▸ **Directions for this task**: Every line with the word "document" in it should be extracted from the data that follows.
**** Information provided ****
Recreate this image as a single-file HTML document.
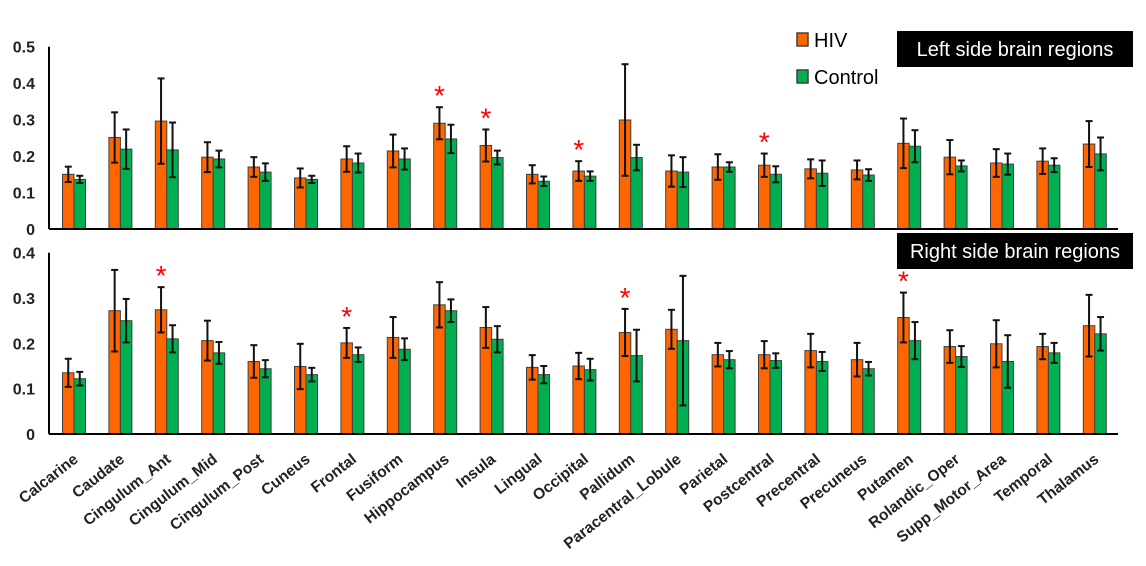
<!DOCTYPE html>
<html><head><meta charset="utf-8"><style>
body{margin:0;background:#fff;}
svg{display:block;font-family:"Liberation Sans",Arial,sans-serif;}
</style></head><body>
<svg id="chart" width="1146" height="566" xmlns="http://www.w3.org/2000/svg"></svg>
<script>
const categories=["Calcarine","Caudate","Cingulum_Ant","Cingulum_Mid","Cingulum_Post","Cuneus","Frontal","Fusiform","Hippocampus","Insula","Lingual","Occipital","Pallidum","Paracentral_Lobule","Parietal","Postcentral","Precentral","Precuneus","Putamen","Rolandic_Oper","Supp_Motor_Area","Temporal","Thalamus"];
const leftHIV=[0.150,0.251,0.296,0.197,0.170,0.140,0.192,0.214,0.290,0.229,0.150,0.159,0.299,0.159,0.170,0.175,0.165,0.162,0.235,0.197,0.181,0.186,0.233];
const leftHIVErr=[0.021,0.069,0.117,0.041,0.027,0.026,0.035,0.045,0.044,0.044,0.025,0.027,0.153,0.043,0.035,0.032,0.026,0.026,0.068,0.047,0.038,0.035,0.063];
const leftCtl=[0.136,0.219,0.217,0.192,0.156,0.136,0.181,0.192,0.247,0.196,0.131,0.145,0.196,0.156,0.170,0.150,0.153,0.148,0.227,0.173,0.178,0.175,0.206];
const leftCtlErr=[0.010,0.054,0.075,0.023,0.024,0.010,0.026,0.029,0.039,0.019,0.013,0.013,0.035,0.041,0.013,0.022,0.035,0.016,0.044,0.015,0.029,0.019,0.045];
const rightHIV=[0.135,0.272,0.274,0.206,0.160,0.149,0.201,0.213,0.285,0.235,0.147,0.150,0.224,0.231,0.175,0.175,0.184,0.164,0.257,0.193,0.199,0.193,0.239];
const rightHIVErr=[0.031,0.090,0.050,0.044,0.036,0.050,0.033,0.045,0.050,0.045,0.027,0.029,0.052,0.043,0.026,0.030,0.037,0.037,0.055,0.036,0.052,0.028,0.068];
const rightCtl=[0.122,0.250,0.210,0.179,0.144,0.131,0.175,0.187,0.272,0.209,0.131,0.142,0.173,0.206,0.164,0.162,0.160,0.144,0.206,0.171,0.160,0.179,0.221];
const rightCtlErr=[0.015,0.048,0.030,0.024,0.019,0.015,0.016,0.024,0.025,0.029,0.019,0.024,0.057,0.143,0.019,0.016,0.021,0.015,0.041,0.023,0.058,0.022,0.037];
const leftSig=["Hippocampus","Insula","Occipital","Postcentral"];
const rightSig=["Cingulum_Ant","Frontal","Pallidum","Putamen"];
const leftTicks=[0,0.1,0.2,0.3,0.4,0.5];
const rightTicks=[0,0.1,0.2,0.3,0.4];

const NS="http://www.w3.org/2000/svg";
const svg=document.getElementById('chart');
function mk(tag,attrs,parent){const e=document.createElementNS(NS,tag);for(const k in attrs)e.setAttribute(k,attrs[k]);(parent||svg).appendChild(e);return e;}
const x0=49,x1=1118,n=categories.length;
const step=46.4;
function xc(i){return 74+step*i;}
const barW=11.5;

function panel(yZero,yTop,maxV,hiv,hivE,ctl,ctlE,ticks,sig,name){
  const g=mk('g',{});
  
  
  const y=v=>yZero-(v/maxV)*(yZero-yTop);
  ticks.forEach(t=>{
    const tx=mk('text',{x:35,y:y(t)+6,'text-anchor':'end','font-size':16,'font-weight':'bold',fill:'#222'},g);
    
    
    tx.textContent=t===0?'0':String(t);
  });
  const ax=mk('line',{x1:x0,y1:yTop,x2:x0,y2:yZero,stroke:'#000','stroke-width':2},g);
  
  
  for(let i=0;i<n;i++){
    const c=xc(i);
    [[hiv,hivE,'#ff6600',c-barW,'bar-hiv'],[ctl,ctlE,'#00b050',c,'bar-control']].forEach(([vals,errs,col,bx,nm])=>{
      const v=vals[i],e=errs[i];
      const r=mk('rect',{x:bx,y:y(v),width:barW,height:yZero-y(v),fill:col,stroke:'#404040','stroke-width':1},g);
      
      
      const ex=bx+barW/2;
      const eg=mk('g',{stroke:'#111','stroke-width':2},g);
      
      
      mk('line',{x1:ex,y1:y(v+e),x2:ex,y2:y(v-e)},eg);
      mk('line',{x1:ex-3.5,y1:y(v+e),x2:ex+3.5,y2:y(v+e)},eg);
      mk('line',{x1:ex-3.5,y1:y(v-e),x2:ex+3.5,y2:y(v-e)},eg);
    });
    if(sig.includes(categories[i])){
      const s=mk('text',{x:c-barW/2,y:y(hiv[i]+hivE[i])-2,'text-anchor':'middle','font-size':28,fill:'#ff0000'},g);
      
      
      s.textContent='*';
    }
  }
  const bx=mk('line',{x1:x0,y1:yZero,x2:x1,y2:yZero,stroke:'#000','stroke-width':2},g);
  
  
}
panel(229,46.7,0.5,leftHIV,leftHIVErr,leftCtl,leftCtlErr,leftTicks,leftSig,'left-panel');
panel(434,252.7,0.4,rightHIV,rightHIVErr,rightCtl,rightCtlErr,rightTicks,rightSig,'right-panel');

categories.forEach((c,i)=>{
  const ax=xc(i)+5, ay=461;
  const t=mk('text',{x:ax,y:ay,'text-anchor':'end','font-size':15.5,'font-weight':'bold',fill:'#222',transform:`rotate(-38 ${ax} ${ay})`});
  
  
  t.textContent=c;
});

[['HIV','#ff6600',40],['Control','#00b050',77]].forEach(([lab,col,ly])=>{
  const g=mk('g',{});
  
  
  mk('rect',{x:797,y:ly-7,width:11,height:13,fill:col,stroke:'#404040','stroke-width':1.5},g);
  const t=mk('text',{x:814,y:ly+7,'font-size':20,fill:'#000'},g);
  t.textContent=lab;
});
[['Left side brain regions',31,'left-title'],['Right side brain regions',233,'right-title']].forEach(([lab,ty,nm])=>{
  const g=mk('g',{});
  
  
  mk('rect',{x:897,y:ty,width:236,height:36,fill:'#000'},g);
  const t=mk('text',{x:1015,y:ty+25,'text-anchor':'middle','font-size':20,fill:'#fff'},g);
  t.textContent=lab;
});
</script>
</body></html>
****
▸ **Full response**:
Recreate this image as a single-file HTML document.
const svg=document.getElementById('chart');
function mk(tag,attrs,parent){const e=document.createElementNS(NS,tag);for(const k in attrs)e.setAttribute(k,attrs[k]);(parent||svg).appendChild(e);return e;}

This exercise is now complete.